The continued cry for an even distribution of the prize money is a red herring. If the small teams were to get more prize money, it would be in the range of $30-40 million and most of that would be used to pay for engines. The point is moot because they still have a team to run and expenses to cover. If the engine supply was $8 million, that would be a big help but as it is, it will not make a big impact and it will only turn F1’s milk sour for the big teams. They may do this, regardless, just to help offset the debacle they’ve created with engine costs so I don’t count this option out. That would be a concession on the big teams part and F1’s part to save them.

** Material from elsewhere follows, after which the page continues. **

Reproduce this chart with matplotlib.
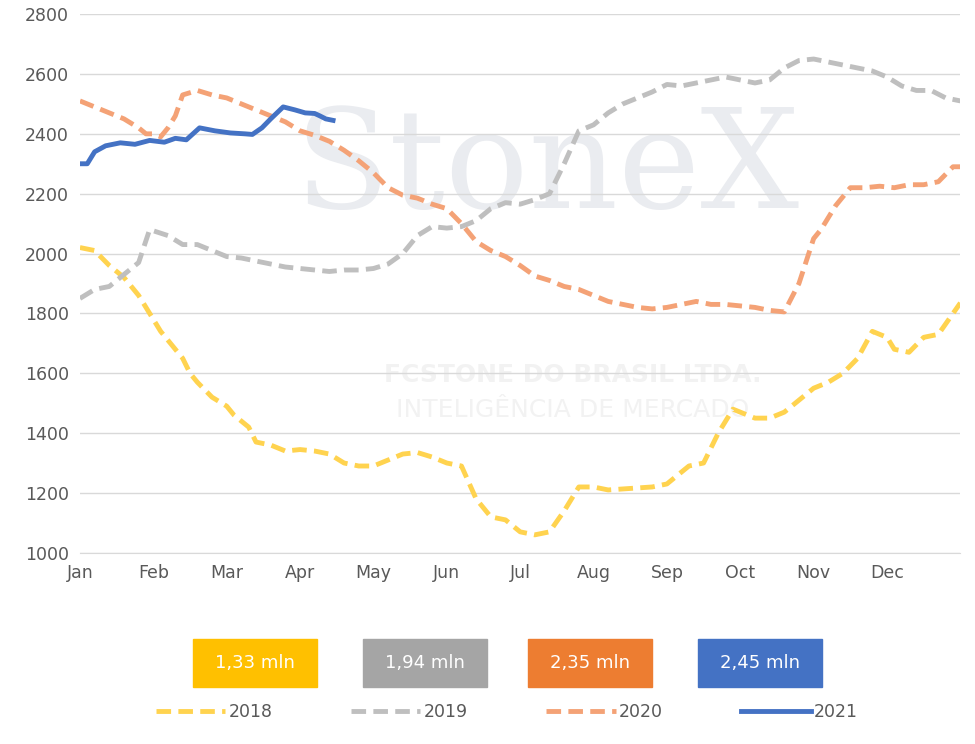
import matplotlib
matplotlib.use("Agg")
import matplotlib.pyplot as plt
from matplotlib.lines import Line2D

months = ["Jan","Feb","Mar","Apr","May","Jun","Jul","Aug","Sep","Oct","Nov","Dec"]

x2018 = [0,0.2,0.4,0.6,0.8,1.0,1.1,1.3,1.4,1.5,1.6,1.8,2.0,2.1,2.3,2.4,2.6,2.8,3.0,3.2,3.4,3.6,3.8,4.0,4.2,4.4,4.6,4.8,5.0,5.2,5.4,5.6,5.8,6.0,6.2,6.4,6.6,6.8,7.0,7.2,7.5,7.8,8.0,8.1,8.3,8.5,8.7,8.9,9.0,9.2,9.4,9.6,9.8,10.0,10.2,10.4,10.6,10.8,11.0,11.1,11.3,11.5,11.7,11.9,12.0]
y2018 = [2020,2010,1960,1920,1860,1780,1740,1680,1650,1600,1570,1520,1490,1460,1420,1370,1360,1340,1345,1340,1330,1300,1290,1290,1310,1330,1335,1320,1300,1290,1180,1120,1110,1070,1060,1070,1140,1220,1220,1210,1215,1220,1230,1250,1290,1300,1400,1480,1470,1450,1450,1470,1510,1550,1570,1600,1650,1740,1720,1680,1670,1720,1730,1800,1835]

x2019 = [0,0.2,0.4,0.6,0.8,0.95,1.2,1.4,1.6,1.8,2.0,2.2,2.4,2.6,2.8,3.0,3.2,3.4,3.6,3.8,4.0,4.2,4.4,4.6,4.8,5.0,5.2,5.4,5.6,5.8,6.0,6.2,6.4,6.6,6.8,7.0,7.2,7.4,7.6,7.8,8.0,8.2,8.4,8.6,8.8,9.0,9.2,9.4,9.6,9.8,10.0,10.2,10.4,10.6,10.8,11.0,11.2,11.4,11.6,11.8,12.0]
y2019 = [1850,1880,1890,1930,1970,2080,2060,2030,2030,2010,1990,1985,1975,1965,1955,1950,1945,1940,1945,1945,1950,1965,2000,2060,2090,2085,2090,2110,2150,2170,2165,2180,2200,2300,2410,2430,2470,2500,2520,2540,2565,2560,2570,2580,2590,2580,2570,2580,2620,2645,2650,2640,2630,2620,2610,2590,2560,2545,2545,2520,2510]

x2020 = [0,0.2,0.4,0.6,0.8,0.9,1.0,1.1,1.2,1.3,1.4,1.6,1.8,2.0,2.2,2.4,2.6,2.8,3.0,3.2,3.4,3.6,3.8,4.0,4.2,4.4,4.6,4.8,5.0,5.2,5.4,5.6,5.8,6.0,6.2,6.4,6.6,6.8,7.0,7.2,7.4,7.6,7.8,8.0,8.2,8.4,8.6,8.8,9.0,9.2,9.4,9.6,9.8,10.0,10.1,10.3,10.5,10.7,10.9,11.1,11.3,11.5,11.7,11.9,12.0]
y2020 = [2510,2490,2470,2450,2420,2400,2400,2390,2420,2460,2530,2545,2530,2520,2500,2480,2460,2440,2410,2395,2375,2345,2310,2270,2220,2195,2185,2165,2150,2100,2040,2010,1990,1960,1925,1910,1890,1880,1860,1840,1830,1820,1815,1820,1830,1840,1830,1830,1825,1820,1810,1805,1900,2050,2080,2160,2220,2220,2225,2220,2230,2230,2240,2290,2290]

x2021 = [0,0.1,0.2,0.35,0.55,0.75,0.95,1.15,1.3,1.45,1.63,1.84,2.05,2.25,2.35,2.48,2.6,2.77,2.93,3.07,3.2,3.27,3.35,3.45]
y2021 = [2300,2300,2340,2360,2370,2365,2378,2372,2385,2380,2420,2410,2403,2400,2398,2420,2450,2490,2480,2470,2468,2460,2450,2445]

box_labels = ["1,33 mln","1,94 mln","2,35 mln","2,45 mln"]
box_colors = ["#FFC000","#A5A5A5","#ED7D31","#4472C4"]
series_labels = ["2018","2019","2020","2021"]
line_colors = ["#FFD34F","#BFBFBF","#F4A276","#4472C4"]

fig = plt.figure(figsize=(9.75,7.44), dpi=100)
ax = fig.add_axes([0.082,0.257,0.903,0.724])

# watermark
ax.text(0.53,0.71,"StoneX",transform=ax.transAxes,fontsize=100,family="DejaVu Serif",color="#EAECF0",ha="center",va="center",zorder=0)
ax.text(0.56,0.33,"FCSTONE DO BRASIL LTDA.",transform=ax.transAxes,fontsize=18,weight="bold",color="#F2F2F2",ha="center",va="center",zorder=0)
ax.text(0.56,0.265,"INTELIGÊNCIA DE MERCADO",transform=ax.transAxes,fontsize=18,color="#F2F2F2",ha="center",va="center",zorder=0)

ax.plot(x2018,y2018,color=line_colors[0],lw=3.5,ls=(0,(3,1.5)))
ax.plot(x2019,y2019,color=line_colors[1],lw=3.5,ls=(0,(3,1.5)))
ax.plot(x2020,y2020,color=line_colors[2],lw=3.5,ls=(0,(3,1.5)))
ax.plot(x2021,y2021,color=line_colors[3],lw=3.5)

ax.set_xlim(0,12)
ax.set_ylim(1000,2800)
ax.set_yticks(range(1000,2801,200))
ax.set_xticks(range(12))
ax.set_xticklabels(months)
ax.tick_params(length=0,labelsize=12.5,colors="#595959",pad=8)
ax.grid(axis="y",color="#D9D9D9",lw=1)
for s in ["top","right","left"]:
    ax.spines[s].set_visible(False)
ax.spines["bottom"].set_color("#D9D9D9")
ax.set_axisbelow(True)

for xc,lab,c in zip([255,425,590,760],box_labels,box_colors):
    fig.patches.append(plt.Rectangle(((xc-62)/975,(744-687)/744),124/975,48/744,transform=fig.transFigure,color=c))
    fig.text(xc/975,(744-663)/744,lab,color="white",fontsize=13,ha="center",va="center")

handles=[Line2D([],[],color=line_colors[i],lw=3.5,ls=(0,(3,1.5)) if i<3 else "-") for i in range(4)]
fig.legend(handles,series_labels,loc="center",bbox_to_anchor=(0.52,(744-712)/744),ncol=4,frameon=False,fontsize=12.5,handlelength=4,handletextpad=0.2,columnspacing=4.5,labelcolor="#595959")

fig.savefig("out.png",dpi=100)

It would be a stop-gap measure at best but not a long-term solution.

F1 has serious questions for itself and the most pressing question is how to create a format that is inclusive of small teams or can revenue be increased to cover the costs. I doubt F1 wants to have to get into the balance sheets of small and medium-sized teams in order to try and help but at this point, I see no big manufacturers announcing their arrival in F1 so they will have to figure out a way of keeping the minnows.

Congratulations to Renault and Mercedes for threatening to leave the sport unless it went “green” and for annihilating the small and medium teams. The sport might be damaged—possibly irreparably—but the world now believes that the series is emitting less carbon and that the car companies are finally capable of providing hybrid engines for our road cars where once they were stymied as F1 had not offered this cutting-edge technology for them. Pragmatism at its finest moment.

One last thing, remember when the press and other big team bosses stood, mouths agape, denigrating Bernie Ecclestone and Luca di Montezemolo for criticizing the new engines and the sound of the new engines? Oh how they were admonished for doing so. I tend to think they knew it all along and were right to do so. They recognize a bad elephant in the room when they see one.